The best ADHD tools are stupid simple.

Not complex. Not clever. Not impressive.

Simple.

This failure directly influenced how I approach all my current ADHD systems – they’re designed for brains that get overwhelmed easily, not brains that love complicated formulas.


The Bottom Line for Fellow ADHD Entrepreneurs

Your hyperfocus is powerful. But just because you CAN build something complex doesn’t mean you SHOULD.

Sometimes the most loving thing you can do for other ADHD brains is to build something boring and simple instead of something exciting and complicated.

The Content Repurpose Rocket taught me: Not every problem needs a rocket. Sometimes people just need a bicycle.


Where I Am Now

These days, my ADHD systems follow one rule: If I can’t explain it in 30 seconds, it’s too complex.

The Content Repurpose Rocket lives in my “expensive lessons learned” folder, right next to other brilliant ideas that worked great in my head and nowhere else.

And honestly?
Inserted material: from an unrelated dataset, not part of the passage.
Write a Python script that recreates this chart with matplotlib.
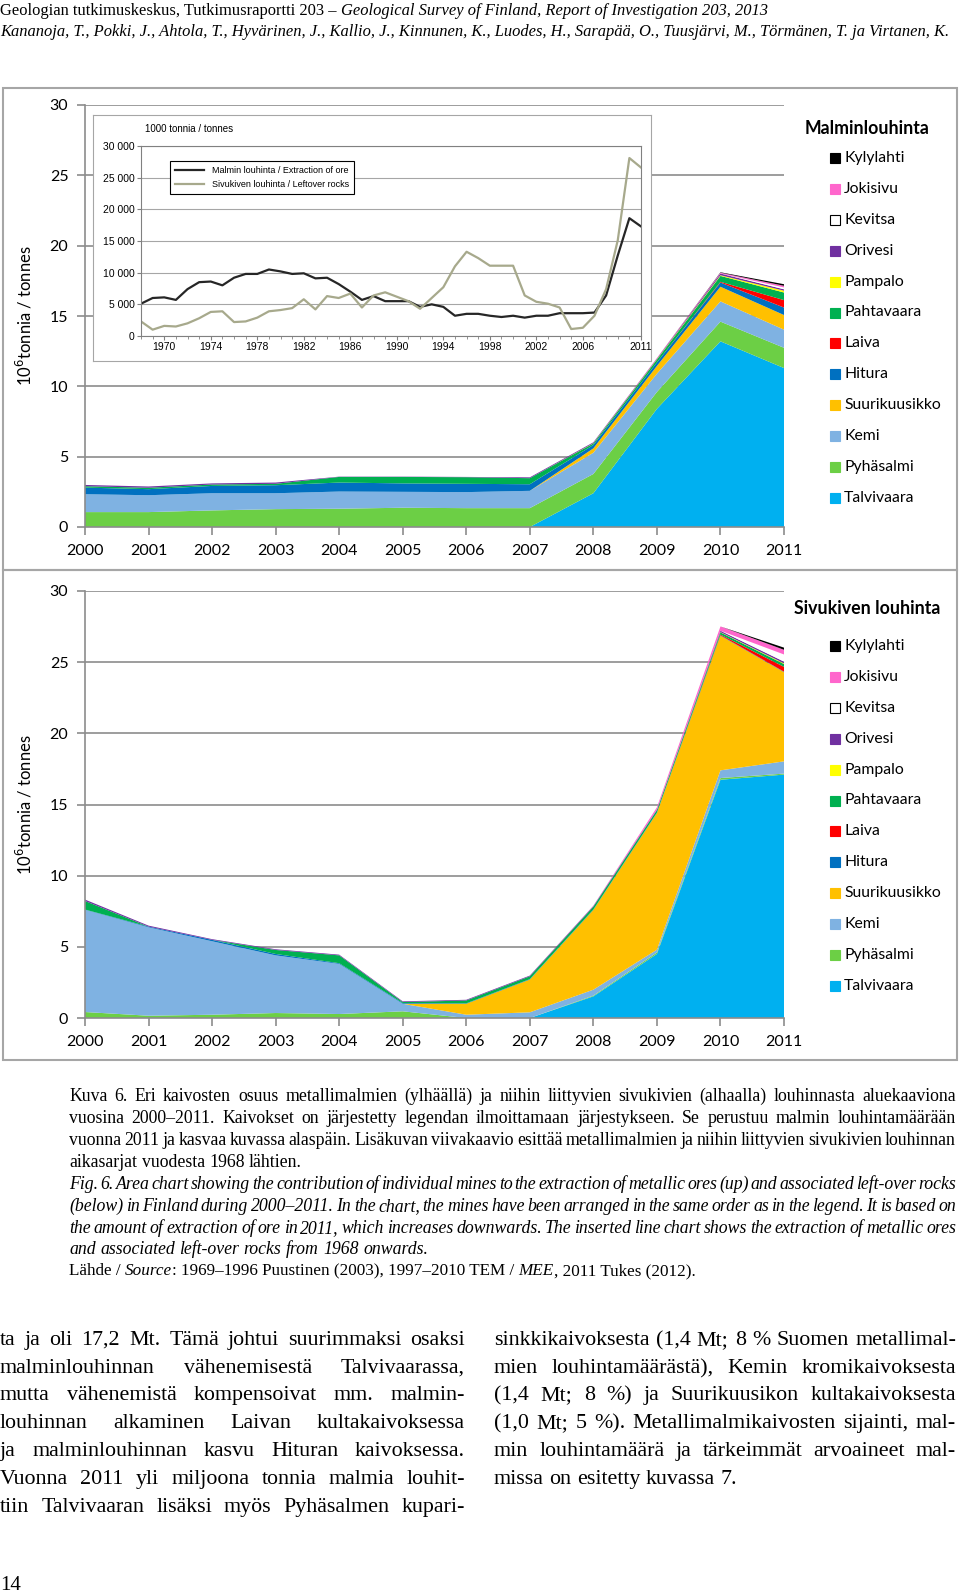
import numpy as np
import matplotlib
matplotlib.use("Agg")
from matplotlib import pyplot as plt
from matplotlib.patches import Rectangle
from matplotlib.ticker import FuncFormatter, MultipleLocator

W, H = 960, 1595
SANS = "Lato"
SERIF = "Liberation Serif"
GRID = "#8C8C8C"

# ---------------------------------------------------------------- data
years = np.arange(2000, 2012)
mines = ["Talvivaara", "Pyhäsalmi", "Kemi", "Suurikuusikko", "Hitura", "Laiva",
         "Pahtavaara", "Pampalo", "Orivesi", "Kevitsa", "Jokisivu", "Kylylahti"]
mine_colors = ["#00B0F0", "#6CCF45", "#7FB2E2", "#FFC000", "#0070C0", "#FF0000",
               "#00B050", "#FFFF00", "#7030A0", "#FFFFFF", "#FF66CC", "#000000"]

# ore extraction, million tonnes
ore_talvivaara = [0, 0, 0, 0, 0, 0, 0, 0, 2.4, 8.4, 13.2, 11.3]
ore_pyhasalmi = [1.06, 1.06, 1.18, 1.27, 1.30, 1.37, 1.34, 1.34, 1.37, 1.20, 1.40, 1.44]
ore_kemi = [1.27, 1.20, 1.22, 1.13, 1.22, 1.13, 1.14, 1.23, 1.51, 1.30, 1.44, 1.29]
ore_suurikuusikko = [0, 0, 0, 0, 0, 0, 0, 0, 0.31, 0.55, 1.04, 1.04]
ore_hitura = [0.47, 0.43, 0.52, 0.57, 0.64, 0.60, 0.59, 0.47, 0.24, 0.25, 0.30, 0.53]
ore_laiva = [0, 0, 0, 0, 0, 0, 0, 0, 0, 0, 0.05, 0.53]
ore_pahtavaara = [0.10, 0.10, 0.10, 0.10, 0.40, 0.46, 0.47, 0.43, 0.11, 0.20, 0.42, 0.54]
ore_pampalo = [0, 0, 0, 0, 0, 0, 0, 0, 0.02, 0.03, 0.05, 0.13]
ore_orivesi = [0.09, 0.09, 0.08, 0.09, 0.02, 0.02, 0.02, 0.06, 0.06, 0.05, 0.12, 0.10]
ore_kevitsa = [0, 0, 0, 0, 0, 0, 0, 0, 0, 0, 0, 0.13]
ore_jokisivu = [0, 0, 0, 0, 0, 0, 0, 0, 0, 0.03, 0.06, 0.12]
ore_kylylahti = [0, 0, 0, 0, 0, 0, 0, 0, 0, 0, 0.03, 0.11]

# left-over rock extraction, million tonnes
rock_talvivaara = [0, 0, 0, 0, 0, 0, 0, 0, 1.52, 4.50, 16.74, 17.10]
rock_pyhasalmi = [0.42, 0.16, 0.23, 0.35, 0.28, 0.47, 0, 0, 0.05, 0.10, 0.12, 0.07]
rock_kemi = [7.18, 6.21, 5.16, 4.05, 3.52, 0.53, 0.23, 0.40, 0.42, 0.20, 0.54, 0.86]
rock_suurikuusikko = [0, 0, 0, 0, 0, 0, 0.77, 2.30, 5.60, 9.60, 9.46, 6.27]
rock_hitura = [0.02, 0.05, 0.10, 0.10, 0.05, 0.05, 0.03, 0.03, 0.03, 0.03, 0.03, 0.03]
rock_laiva = [0, 0, 0, 0, 0, 0, 0, 0, 0, 0, 0.05, 0.34]
rock_pahtavaara = [0.60, 0, 0, 0.28, 0.55, 0.07, 0.20, 0.20, 0.20, 0.17, 0.15, 0.20]
rock_pampalo = [0, 0, 0, 0, 0, 0, 0, 0, 0, 0, 0.02, 0.05]
rock_orivesi = [0.10, 0.07, 0.05, 0.05, 0.05, 0.05, 0.05, 0.05, 0.05, 0.05, 0.10, 0.12]
rock_kevitsa = [0, 0, 0, 0, 0, 0, 0, 0, 0, 0, 0, 0.50]
rock_jokisivu = [0, 0, 0, 0, 0, 0, 0, 0, 0.02, 0.15, 0.30, 0.33]
rock_kylylahti = [0, 0, 0, 0, 0, 0, 0, 0, 0, 0, 0, 0.15]

ore = [ore_talvivaara, ore_pyhasalmi, ore_kemi, ore_suurikuusikko, ore_hitura, ore_laiva,
       ore_pahtavaara, ore_pampalo, ore_orivesi, ore_kevitsa, ore_jokisivu, ore_kylylahti]
rock = [rock_talvivaara, rock_pyhasalmi, rock_kemi, rock_suurikuusikko, rock_hitura, rock_laiva,
        rock_pahtavaara, rock_pampalo, rock_orivesi, rock_kevitsa, rock_jokisivu, rock_kylylahti]

# inset time series, 1000 tonnes
inset_years = np.arange(1968, 2012)
ore_total = [5100, 6000, 6100, 5700, 7400, 8500, 8600, 8000, 9200, 9800, 9800, 10500,
             10200, 9800, 9900, 9100, 9200, 8200, 7000, 5700, 6300, 5500, 5500, 5500,
             4600, 5000, 4600, 3200, 3500, 3500, 3200, 3000, 3200, 2900, 3200, 3200,
             3600, 3600, 3600, 3700, 6400, 12700, 18600, 17300]
rock_total = [2300, 1000, 1600, 1500, 2000, 2800, 3800, 3900, 2200, 2300, 2900, 3900,
              4100, 4400, 5800, 4200, 6300, 6000, 6700, 4500, 6400, 6900, 6200, 5500,
              4300, 6000, 7700, 11000, 13300, 12300, 11100, 11100, 11100, 6400, 5400, 5100,
              4500, 1100, 1300, 3200, 7400, 15100, 28100, 26600]

inset_xticks = [1970, 1974, 1978, 1982, 1986, 1990, 1994, 1998, 2002, 2006, 2011]

header_1 = [("Geologian tutkimuskeskus, Tutkimusraportti 203 – ", "normal"),
            ("Geological Survey of Finland, Report of Investigation 203, 2013", "italic")]
header_2 = ("Kananoja, T., Pokki, J., Ahtola, T., Hyvärinen, J., Kallio, J., Kinnunen, K., "
            "Luodes, H., Sarapää, O., Tuusjärvi, M., Törmänen, T. ja Virtanen, K.")

caption_fi = ["Kuva 6. Eri kaivosten osuus metallimalmien (ylhäällä) ja niihin liittyvien sivukivien (alhaalla) louhinnasta aluekaaviona",
              "vuosina 2000–2011. Kaivokset on järjestetty legendan ilmoittamaan järjestykseen. Se perustuu malmin louhintamäärään",
              "vuonna 2011 ja kasvaa kuvassa alaspäin. Lisäkuvan viivakaavio esittää metallimalmien ja niihin liittyvien sivukivien louhinnan",
              "aikasarjat vuodesta 1968 lähtien."]
caption_en = ["Fig. 6. Area chart showing the contribution of individual mines to the extraction of metallic ores (up) and associated left-over rocks",
              "(below) in Finland during 2000–2011. In the chart, the mines have been arranged in the same order as in the legend. It is based on",
              "the amount of extraction of ore in 2011, which increases downwards. The inserted line chart shows the extraction of metallic ores",
              "and associated left-over rocks from 1968 onwards."]
source_line = [("Lähde / ", "normal"), ("Source", "italic"),
               (": 1969–1996 Puustinen (2003), 1997–2010 TEM / ", "normal"), ("MEE", "italic"),
               (", 2011 Tukes (2012).", "normal")]

body_left = ["ta ja oli 17,2 Mt. Tämä johtui suurimmaksi osaksi",
             "malminlouhinnan vähenemisestä Talvivaarassa,",
             "mutta vähenemistä kompensoivat mm. malmin-",
             "louhinnan alkaminen Laivan kultakaivoksessa",
             "ja malminlouhinnan kasvu Hituran kaivoksessa.",
             "Vuonna 2011 yli miljoona tonnia malmia louhit-",
             "tiin Talvivaaran lisäksi myös Pyhäsalmen kupari-"]
body_right = ["sinkkikaivoksesta (1,4 Mt; 8 % Suomen metallimal-",
              "mien louhintamäärästä), Kemin kromikaivoksesta",
              "(1,4 Mt; 8 %) ja Suurikuusikon kultakaivoksesta",
              "(1,0 Mt; 5 %). Metallimalmikaivosten sijainti, mal-",
              "min louhintamäärä ja tärkeimmät arvoaineet mal-",
              "missa on esitetty kuvassa 7."]

# ---------------------------------------------------------------- setup
fig = plt.figure(figsize=(W / 100, H / 100), dpi=100)
fig.patch.set_facecolor("white")
renderer = fig.canvas.get_renderer()


def box(x0, y0, x1, y1):
    """pixel box (top-left origin) -> figure fraction rect"""
    return [x0 / W, 1 - y1 / H, (x1 - x0) / W, (y1 - y0) / H]


page = fig.add_axes([0, 0, 1, 1])
page.set_xlim(0, W)
page.set_ylim(H, 0)
page.axis("off")


def width(s, **kw):
    t = page.text(0, 0, s + "|", **kw)
    w = t.get_window_extent(renderer).width
    t.remove()
    t = page.text(0, 0, "|", **kw)
    w -= t.get_window_extent(renderer).width
    t.remove()
    return w


def fits(line, x0, x1, size, style):
    words = line.split(" ")
    ws = sum(width(w, fontsize=size, family=SERIF, style=style) for w in words)
    sp = width(" ", fontsize=size, family=SERIF, style=style)
    return ws + 0.45 * sp * (len(words) - 1) <= x1 - x0


def paragraph(lines, x0, x1, ys, size, style="normal", last_left=True):
    # one common font size per paragraph, shrunk until the tightest line fits
    while not all(fits(l, x0, x1, size, style) for l in lines):
        size -= 0.1
    kw = dict(family=SERIF, style=style, fontsize=size)
    for i, line in enumerate(lines):
        words = line.split(" ")
        ws = [width(w, **kw) for w in words]
        last = last_left and i == len(lines) - 1
        gap = width(" ", **kw) if last else (x1 - x0 - sum(ws)) / (len(words) - 1)
        x = x0
        for w, wd in zip(words, ws):
            page.text(x, ys[i], w, va="baseline", **kw)
            x += wd + gap
    return size


def run(segs, x, y, size):
    for s, style in segs:
        page.text(x, y, s, fontsize=size, family=SERIF, style=style, va="baseline")
        x += width(s, fontsize=size, family=SERIF, style=style)


# ---------------------------------------------------------------- frames
for y0, y1 in [(88, 570), (570, 1060)]:
    page.add_patch(Rectangle((3, y0), 954, y1 - y0, fill=False, ec="#A6A6A6", lw=1.5))


# ---------------------------------------------------------------- area charts
def area_chart(rect, series, title, title_y, legend_y):
    ax = fig.add_axes(box(*rect))
    ax.set_facecolor("none")
    ax.stackplot(years, *series, colors=mine_colors, linewidth=0)
    ax.set_xlim(2000, 2011)
    ax.set_ylim(0, 30)
    ax.set_xticks(years)
    ax.set_yticks(range(0, 31, 5))
    ax.yaxis.grid(True, color=GRID, lw=1.2)
    ax.set_axisbelow(True)
    for s in ("top", "right"):
        ax.spines[s].set_visible(False)
    for s in ("left", "bottom"):
        ax.spines[s].set_color(GRID)
        ax.spines[s].set_linewidth(1.2)
    ax.tick_params(color=GRID, labelcolor="black", length=6, width=1.2, labelsize=11.5)
    ax.tick_params(axis="x", pad=6)
    ax.tick_params(axis="y", pad=6)
    for lab in ax.get_xticklabels() + ax.get_yticklabels():
        lab.set_family(SANS)
    ax.set_ylabel(r"10$^{6}$tonnia / tonnes", fontsize=12, family=SANS)
    ax.yaxis.set_label_coords(-0.072, 0.5)

    page.text(rect[2] + 83, title_y, title, fontsize=12.8, weight="bold",
              family=SANS, ha="center", va="center")
    for i, k in enumerate(range(len(mines) - 1, -1, -1)):
        yc = legend_y + i * 30.9
        ec = "black" if mine_colors[k] == "#FFFFFF" else mine_colors[k]
        page.add_patch(Rectangle((830, yc - 5), 10, 10, fc=mine_colors[k], ec=ec, lw=0.8))
        page.text(844, yc, mines[k], fontsize=11.3, family=SANS, va="center")
    return ax


area_chart((85, 105, 784, 527), ore, "Malminlouhinta", 129, 158)
area_chart((85, 591, 784, 1018), rock, "Sivukiven louhinta", 609, 646)

# ---------------------------------------------------------------- inset line chart
frame = fig.add_axes(box(93, 115, 651, 361))
frame.set_xticks([])
frame.set_yticks([])
for s in frame.spines.values():
    s.set_color("#A6A6A6")
frame.set_zorder(3)

ins = fig.add_axes(box(141, 146, 641, 336))
ins.set_zorder(4)
ins.plot(inset_years, ore_total, color="#262626", lw=1.6,
         label="Malmin louhinta / Extraction of ore")
ins.plot(inset_years, rock_total, color="#A7A98C", lw=1.6,
         label="Sivukiven louhinta / Leftover rocks")
ins.set_xlim(1968, 2011)
ins.set_ylim(0, 30000)
ins.set_xticks(inset_xticks)
ins.xaxis.set_minor_locator(MultipleLocator(1))
ins.set_yticks(range(0, 30001, 5000))
ins.yaxis.set_major_formatter(FuncFormatter(lambda v, p: f"{int(v):,}".replace(",", " ")))
ins.yaxis.grid(True, color="#A6A6A6", lw=0.8)
ins.set_axisbelow(True)
for s in ins.spines.values():
    s.set_color("#808080")
    s.set_linewidth(0.8)
ins.tick_params(labelsize=7.5, length=3, width=0.8, pad=1.5, color="#808080")
ins.tick_params(which="minor", length=2, width=0.6, color="#808080")
for lab in ins.get_xticklabels() + ins.get_yticklabels():
    lab.set_family("Liberation Sans")
leg = ins.legend(loc="upper left", bbox_to_anchor=(0.058, 0.921), borderaxespad=0,
                 prop={"family": "Liberation Sans", "size": 6.5}, fancybox=False,
                 edgecolor="black", framealpha=1, handlelength=3.2, borderpad=0.6,
                 labelspacing=0.5)
leg.get_frame().set_linewidth(0.8)
fig.text(145 / W, 1 - 129 / H, "1000 tonnia / tonnes", fontsize=7,
         family="Liberation Sans", va="center", zorder=10)

# ---------------------------------------------------------------- page text
h2 = width(header_2, fontsize=12, family=SERIF, style="italic")
hsize = 12 * 950 / h2
run(header_1, 0, 15, hsize)
page.text(0, 36, header_2, fontsize=hsize, family=SERIF, style="italic", va="baseline")

cap_y = [1101, 1123, 1145, 1167, 1189, 1211, 1233, 1254, 1275]
paragraph(caption_fi, 69, 956, cap_y[:4], 12.8)
paragraph(caption_en, 69, 956, cap_y[4:8], 12.8, style="italic")
run(source_line, 69, cap_y[8], 12.3)

body_y = [1345, 1373, 1400, 1428, 1456, 1484, 1512]
paragraph(body_left, 0, 465, body_y, 15.8, last_left=False)
paragraph(body_right, 494, 956, body_y, 15.8)

page.text(0, 1590, "14", fontsize=15, family=SERIF, va="baseline")

fig.savefig("out.png", dpi=100, facecolor="white")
I’m grateful for this failure. It saved me from building a bunch of other overcomplicated “solutions” that would have solved problems nobody actually had.

Sometimes the best thing your ADHD brain can do is build something that doesn’t work – so you can learn to build something that does.


P.S. If you’re an ADHD entrepreneur who’s built something “brilliant” that nobody else could figure out, you’re not alone. We’ve all been there. The difference between successful ADHD entrepreneurs and struggling ones isn’t that we stop having these ideas – it’s that we learn to test them before we fall in love with them.